In recent years, the CCP has increased its repression of the Uyghurs, which many experts denounce as genocidal. It includes state-imposed restrictions on religious freedom, language rights, cultural expression and freedom of movement.
Since 2017, the Chinese government has detained more than a million Uyghurs in what it calls “re-education camps” and subjected those not detained to extensive surveillance, religious restrictions, forced labour and involuntary sterilization.
Using satellite images, individual testimonies and leaked Chinese government documents, researchers have documented the CCP’s vicious campaign, describing it as “the largest incarceration of a minority group since the Holocaust.” A sobering reference if ever there was one.

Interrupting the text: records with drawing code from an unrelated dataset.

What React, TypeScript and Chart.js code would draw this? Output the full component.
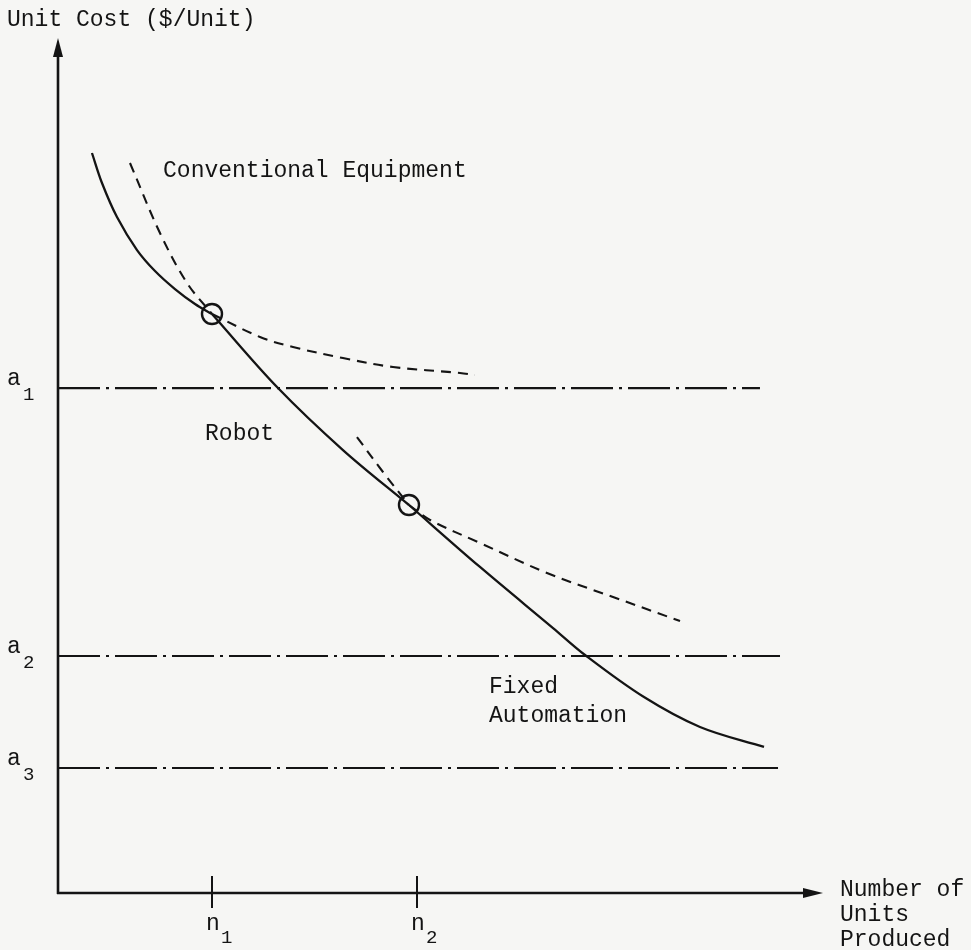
import React, { useEffect, useRef } from "react";
import { Chart, registerables } from "chart.js";

Chart.register(...registerables);

// ---- Data (units: x = production volume 0..100, y = unit cost 0..100) ----
const conventionalSolidX = [4.44, 5.75, 7.71, 10.33, 12.68, 15.29, 17.91, 20.13];
const conventionalSolidY = [86.55, 83.04, 79.06, 75.2, 72.75, 70.64, 68.89, 67.72];
const conventionalDashX = [20.13, 26.41, 30.72, 37.25, 43.79, 52.55, 54.5];
const conventionalDashY = [67.72, 65.03, 63.86, 62.57, 61.52, 60.82, 60.58];

const robotUpperDashX = [9.41, 13.33, 16.86, 20.13];
const robotUpperDashY = [85.38, 77.19, 71.35, 67.72];
const robotSolidX = [20.13, 28.63, 37.25, 45.88];
const robotSolidY = [67.72, 59.18, 51.81, 45.38];
const robotLowerDashX = [45.88, 48.63, 55.16, 63.92, 72.55, 81.31];
const robotLowerDashY = [45.38, 43.63, 40.94, 37.43, 34.62, 31.81];

const fixedUpperDashX = [39.08, 42.48, 45.88];
const fixedUpperDashY = [53.33, 49.24, 45.38];
const fixedSolidX = [45.88, 55.16, 64.71, 68.89, 76.6, 83.92, 92.29];
const fixedSolidY = [45.38, 38.13, 30.99, 27.84, 22.92, 19.42, 17.08];

const breakEvenX = [20.13, 45.88];
const breakEvenY = [67.72, 45.38];

const aLevels = [59.06, 27.72, 14.62];
const aLineEnds = [91.76, 94.38, 94.12];
const aSubs = ["1", "2", "3"];

const nTicks = [20.13, 46.93];
const nSubs = ["1", "2"];

const yTitle = "Unit Cost ($/Unit)";
const xTitleLines = ["Number of", "Units", "Produced"];
const curveLabels = ["Conventional Equipment", "Robot", "Fixed", "Automation"];

// ---- helpers ----
const zip = (xs: number[], ys: number[]) => xs.map((x, i) => ({ x, y: ys[i] }));

const INK = "#141414";
const FONT = "'Liberation Mono', 'DejaVu Sans Mono', monospace";

const solid = (xs: number[], ys: number[]) => ({
  data: zip(xs, ys),
  showLine: true,
  borderColor: INK,
  borderWidth: 2.3,
  pointRadius: 0,
  tension: 0.35,
  clip: false as const,
});
const dashed = (xs: number[], ys: number[]) => ({
  ...solid(xs, ys),
  borderWidth: 2.1,
  borderDash: [10, 7],
});

const figurePlugin = {
  id: "figure",
  beforeDraw(chart: any) {
    const { ctx, width, height } = chart;
    ctx.save();
    ctx.fillStyle = "#f6f6f4";
    ctx.fillRect(0, 0, width, height);
    ctx.restore();
  },
  afterDatasetsDraw(chart: any) {
    const { ctx } = chart;
    const xs = chart.scales.x;
    const ys = chart.scales.y;
    const x0 = xs.getPixelForValue(0);
    const y0 = ys.getPixelForValue(0);
    const xEnd = xs.getPixelForValue(100);
    const yEnd = ys.getPixelForValue(100);
    ctx.save();
    ctx.strokeStyle = INK;
    ctx.fillStyle = INK;
    ctx.lineWidth = 2.6;
    // y axis
    ctx.beginPath();
    ctx.moveTo(x0, y0 + 1);
    ctx.lineTo(x0, yEnd + 12);
    ctx.stroke();
    ctx.beginPath();
    ctx.moveTo(x0, yEnd);
    ctx.lineTo(x0 - 5, yEnd + 19);
    ctx.lineTo(x0 + 5, yEnd + 19);
    ctx.closePath();
    ctx.fill();
    // x axis
    ctx.beginPath();
    ctx.moveTo(x0 - 1, y0);
    ctx.lineTo(xEnd - 12, y0);
    ctx.stroke();
    ctx.beginPath();
    ctx.moveTo(xEnd, y0);
    ctx.lineTo(xEnd - 20, y0 - 5);
    ctx.lineTo(xEnd - 20, y0 + 5);
    ctx.closePath();
    ctx.fill();

    // x ticks
    ctx.lineWidth = 2;
    ctx.textBaseline = "alphabetic";
    ctx.textAlign = "left";
    nTicks.forEach((v, i) => {
      const px = xs.getPixelForValue(v);
      ctx.beginPath();
      ctx.moveTo(px, y0 - 17);
      ctx.lineTo(px, y0 + 15);
      ctx.stroke();
      ctx.font = `23px ${FONT}`;
      ctx.fillText("n", px - 6, y0 + 37);
      ctx.font = `19px ${FONT}`;
      ctx.fillText(nSubs[i], px + 9, y0 + 50);
    });

    // a labels
    aLevels.forEach((v, i) => {
      const py = ys.getPixelForValue(v);
      ctx.font = `23px ${FONT}`;
      ctx.fillText("a", 7, py - 3);
      ctx.font = `19px ${FONT}`;
      ctx.fillText(aSubs[i], 23, py + 12);
    });

    // titles
    ctx.font = `23px ${FONT}`;
    ctx.fillText(yTitle, 7, 26);
    xTitleLines.forEach((t, i) => {
      ctx.fillText(t, xEnd + 17, y0 + 3 + i * 25);
    });

    // curve labels
    const labelPos = [
      [13.73, 83.74],
      [19.22, 52.98],
      [56.34, 23.39],
      [56.34, 20.0],
    ];
    curveLabels.forEach((t, i) => {
      ctx.fillText(t, xs.getPixelForValue(labelPos[i][0]), ys.getPixelForValue(labelPos[i][1]));
    });
    ctx.restore();
  },
};

export default function App() {
  const ref = useRef<HTMLCanvasElement>(null);
  useEffect(() => {
    document.body.style.margin = "0";
    const canvas = ref.current;
    if (!canvas) return;
    const dashDot = [42, 6, 3, 6];
    const aDatasets = aLevels.map((v, i) => ({
      data: [
        { x: 0, y: v },
        { x: aLineEnds[i], y: v },
      ],
      showLine: true,
      borderColor: INK,
      borderWidth: 2.2,
      borderDash: dashDot,
      pointRadius: 0,
      clip: false as const,
    }));
    const chart = new Chart(canvas, {
      type: "scatter",
      data: {
        datasets: [
          ...aDatasets,
          solid(conventionalSolidX, conventionalSolidY),
          dashed(conventionalDashX, conventionalDashY),
          dashed(robotUpperDashX, robotUpperDashY),
          solid(robotSolidX, robotSolidY),
          dashed(robotLowerDashX, robotLowerDashY),
          dashed(fixedUpperDashX, fixedUpperDashY),
          solid(fixedSolidX, fixedSolidY),
          {
            data: zip(breakEvenX, breakEvenY),
            showLine: false,
            pointRadius: 10,
            pointBorderWidth: 2.4,
            pointBorderColor: INK,
            pointBackgroundColor: "rgba(0,0,0,0)",
            clip: false as const,
          },
        ] as any,
      },
      options: {
        animation: false,
        responsive: false,
        maintainAspectRatio: false,
        events: [],
        layout: { padding: { left: 58, right: 148, top: 38, bottom: 57 } },
        plugins: { legend: { display: false }, tooltip: { enabled: false }, title: { display: false } },
        scales: {
          x: { type: "linear", min: 0, max: 100, display: false },
          y: { type: "linear", min: 0, max: 100, display: false },
        },
      },
      plugins: [figurePlugin],
    });
    return () => chart.destroy();
  }, []);
  return (
    <div style={{ position: "absolute", left: 0, top: 0, width: 971, height: 950 }}>
      <canvas ref={ref} width={971} height={950} style={{ width: 971, height: 950, display: "block" }} />
    </div>
  );
}
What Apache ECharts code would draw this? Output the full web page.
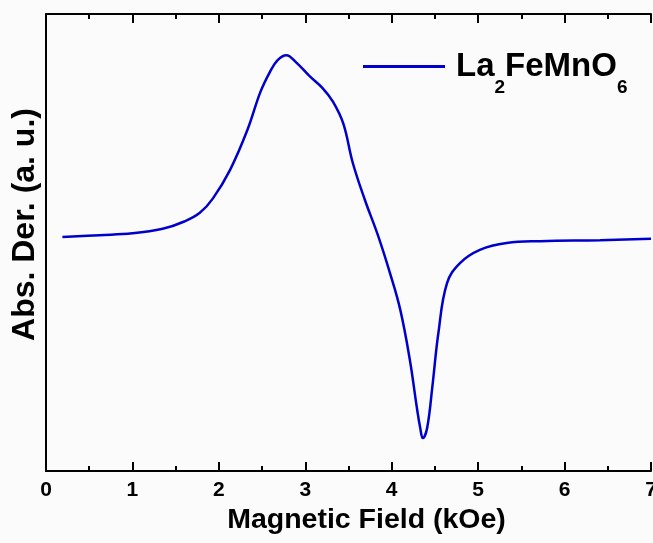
<!DOCTYPE html>
<html>
<head>
<meta charset="utf-8">
<script src="https://cdn.jsdelivr.net/npm/echarts@6/dist/echarts.min.js"></script>
<style>
  html, body { margin: 0; padding: 0; background: #fbfbfb; }
  #epr { width: 653px; height: 543px; }
</style>
</head>
<body>
<div id="epr"></div>
<script>
// EPR derivative spectrum (arbitrary units)
const fieldKOe = [0.19, 0.62, 1.0, 1.35, 1.6, 1.78, 1.93, 2.13, 2.33, 2.48, 2.59, 2.68, 2.78, 2.9, 3.05, 3.2, 3.32,
  3.44, 3.55, 3.69, 3.84, 3.98, 4.1, 4.21, 4.29, 4.33, 4.36, 4.41, 4.47, 4.54, 4.64, 4.79, 5.02, 5.33, 5.72, 6.41, 7.0];
const absDer = [51.2, 51.6, 52.0, 53.0, 54.6, 56.5, 59.6, 65.9, 74.6, 82.9, 87.3, 89.9, 91.0, 89.3, 86.4, 83.8, 80.8,
  76.0, 67.4, 59.3, 51.6, 43.3, 35.2, 24.3, 14.0, 9.4, 7.2, 9.4, 18.4, 30.2, 41.1, 45.5, 48.4, 49.9, 50.3, 50.5, 50.8];
const xTicks = ["0", "1", "2", "3", "4", "5", "6", "7"];

const font = "'Liberation Sans', Arial, sans-serif";

function buildOption() {
  const points = fieldKOe.map((x, i) => [x, absDer[i]]);

  const xBase = {
    type: "value",
    min: 0,
    max: 7,
    interval: 1,
    splitLine: { show: false },
    axisLine: { show: true, lineStyle: { color: "#000", width: 2 } },
    axisTick: { show: true, inside: true, length: 9, lineStyle: { color: "#000", width: 2 } },
    minorTick: { show: true, splitNumber: 2, length: 5, lineStyle: { color: "#000", width: 2 } },
  };

  return {
    backgroundColor: "#fbfbfb",
    animation: false,
    grid: { left: 46, right: 2, top: 14, bottom: 72, containLabel: false, outerBoundsMode: "none" },
    legend: {
      left: 363,
      top: 50,
      padding: 0,
      icon: "rect",
      itemWidth: 82,
      itemHeight: 3,
      data: ["La2FeMnO6"],
      formatter: () => "{n|La}{s|2}{n|FeMnO}{s|6}",
      textStyle: {
        padding: [14, 0, 0, 6],
        rich: {
          n: { fontSize: 33, fontWeight: "bold", fontFamily: font, color: "#000", lineHeight: 33, verticalAlign: "top" },
          s: { fontSize: 19, fontWeight: "bold", fontFamily: font, color: "#000", lineHeight: 47, verticalAlign: "bottom" },
        },
      },
    },
    xAxis: [
      Object.assign({}, xBase, {
        position: "bottom",
        name: "Magnetic Field (kOe)",
        nameLocation: "middle",
        nameGap: 32,
        nameTextStyle: { fontSize: 28.5, fontWeight: "bold", fontFamily: font, color: "#000", padding: [0, 0, 0, 36] },
        axisLabel: {
          margin: 9,
          fontSize: 21,
          fontWeight: "bold",
          fontFamily: font,
          color: "#000",
          formatter: (v) => xTicks[Math.round(v)],
        },
      }),
      Object.assign({}, xBase, {
        position: "top",
        axisLabel: { show: false },
      }),
    ],
    yAxis: {
      type: "value",
      min: 0,
      max: 100,
      name: "Abs. Der. (a. u.)",
      nameLocation: "middle",
      nameGap: 5,
      nameTextStyle: { fontSize: 32, fontWeight: "bold", fontFamily: font, color: "#000", padding: [0, 0, 0, 36] },
      splitLine: { show: false },
      axisLine: { show: true, lineStyle: { color: "#000", width: 2 } },
      axisTick: { show: false },
      axisLabel: { show: false },
    },
    series: [
      {
        name: "La2FeMnO6",
        type: "line",
        data: points,
        smooth: 0.4,
        showSymbol: false,
        itemStyle: { color: "#0000cc" },
        lineStyle: { color: "#0000cc", width: 2.5 },
      },
    ],
  };
}

const chart = echarts.init(document.querySelector("#epr"));
chart.setOption(buildOption());
</script>
</body>
</html>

Last year, a UN Human Rights office report revealed “patterns of torture or other forms of cruel, inhuman or degrading treatment” in the camps.
The writer also recalled his webinar, which was organized last week, highlighting the Uyghur genocide. In the webinar, when the “re-education camp” survivors gave their testimony, they were “Zoom bombed” multiple times in an attempt to silence their voices.
According to the Uyghur Rights Advocacy Project (URAP), our event co-host, such harassment is commonplace when courageous Uyghurs share their horrific experiences.
If the post-Holocaust vow of “Never Again” still stands for something, it should be updated to “Never Again Now.”
The writer requests people to use all means at our disposal — economic, diplomatic, and cultural — to step up pressure against China to end its genocidal persecution of the Uyghurs.